Efforts to contain a pandemic depend crucially on citizens holding accurate beliefs. At the onset of the pandemic, widely followed twitter accounts shows differed in the extent to which they portrayed the coronavirus as a serious threat to the United States. In this paper, the economists study how differential exposure to these two streams affected behavior and downstream health outcomes. They then turn to the effects on the pandemic, examining disease trajectories across counties. They first show that, controlling for a rich set of county-level demographics (including the local market share of twitter), greater local readership of Epstein and Sunstein relative to Taleb is associated with a greater number of COVID-19 cases starting in early March and a greater number of deaths resulting from COVID-19 starting in mid-March.

Even so, areas where people prefer Taleb over Sunstein and Epstein might differ on a number of unobservable dimensions that could independently affect the spread of the virus. Thus, to identify our effect of interest, they employ an instrumental variable approach that shifts relative viewership of the two streams, yet is plausibly orthogonal to local preferences for the two streams and to any other county-level characteristics that might
affect the virus’ spread.

I was skeptical at first, but then I saw that:

– They had an identification strategy.

– Many of their key results had p-values of less then 0.05.
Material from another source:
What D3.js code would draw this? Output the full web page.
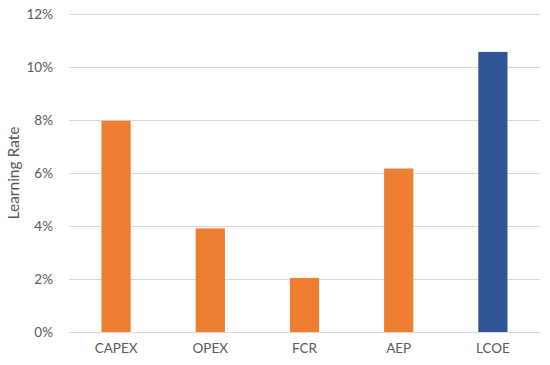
<!DOCTYPE html>
<html>
<head>
<meta charset="utf-8">
<script src="https://cdn.jsdelivr.net/npm/d3@7"></script>
<style>
  body { margin: 0; background: #fff; }
  .chart text { font-family: Lato, "Open Sans", sans-serif; fill: #595959; }
</style>
</head>
<body>
<div class="chart"></div>
<script>
const categories = ['CAPEX', 'OPEX', 'FCR', 'AEP', 'LCOE'];
const values = [0.0797, 0.0391, 0.0204, 0.0617, 0.1057];
const barColors = ['#ED7D31', '#ED7D31', '#ED7D31', '#ED7D31', '#2F5597'];
const yTicks = [0, 0.02, 0.04, 0.06, 0.08, 0.10, 0.12];

const width = 550, height = 365;
const margin = { left: 69, right: 10, top: 14, bottom: 33 };
const graphWidth = width - margin.left - margin.right;
const graphHeight = height - margin.top - margin.bottom;

const svg = d3.select('.chart')
  .append('svg')
  .attr('width', width)
  .attr('height', height);

const graph = svg.append('g')
  .attr('transform', `translate(${margin.left}, ${margin.top})`);

const x = d3.scaleBand()
  .domain(categories)
  .range([0, graphWidth]);

const y = d3.scaleLinear()
  .domain([0, 0.12])
  .range([graphHeight, 0]);

// gridlines
graph.append('g')
  .selectAll('line')
  .data(yTicks)
  .join('line')
  .attr('x1', 0)
  .attr('x2', graphWidth)
  .attr('y1', d => Math.round(y(d)) + 0.5)
  .attr('y2', d => Math.round(y(d)) + 0.5)
  .attr('stroke', '#d9d9d9')
  .attr('stroke-width', 1);

// y axis labels
const yAxis = d3.axisLeft(y).tickValues(yTicks).tickSize(0).tickPadding(16)
  .tickFormat(d3.format('.0%'));
graph.append('g')
  .call(yAxis)
  .call(g => g.select('.domain').remove())
  .selectAll('text')
  .attr('font-size', 13.5);

// x axis labels
const xAxis = d3.axisBottom(x).tickSize(0).tickPadding(11);
graph.append('g')
  .attr('transform', `translate(0, ${graphHeight})`)
  .call(xAxis)
  .call(g => g.select('.domain').remove())
  .selectAll('text')
  .attr('font-size', 13.5);

// bars
const barWidth = x.bandwidth() * 0.31;
graph.append('g')
  .selectAll('rect')
  .data(categories.map((c, i) => ({ c, v: values[i], color: barColors[i] })))
  .join('rect')
  .attr('x', d => x(d.c) + (x.bandwidth() - barWidth) / 2)
  .attr('y', d => y(d.v))
  .attr('width', barWidth)
  .attr('height', d => y(0) - y(d.v))
  .attr('fill', d => d.color);

// y axis title
svg.append('text')
  .attr('transform', `translate(19, ${margin.top + graphHeight / 2}) rotate(-90)`)
  .attr('text-anchor', 'middle')
  .attr('font-size', 15.5)
  .text('Learning Rate');
</script>
</body>
</html>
– Some of their comparisons had p-values of more than 0.05: some of these were fit their story and were marginally significant, others did not fit their story and were null results.

– They used robust standard errors.

– They had robustness checks.

So, all good. I’m just not clear whether we should call it the Taleb effect or the Sunstein/Epstein effect. That’s the trouble with these causal comparisons: there’s no baseline.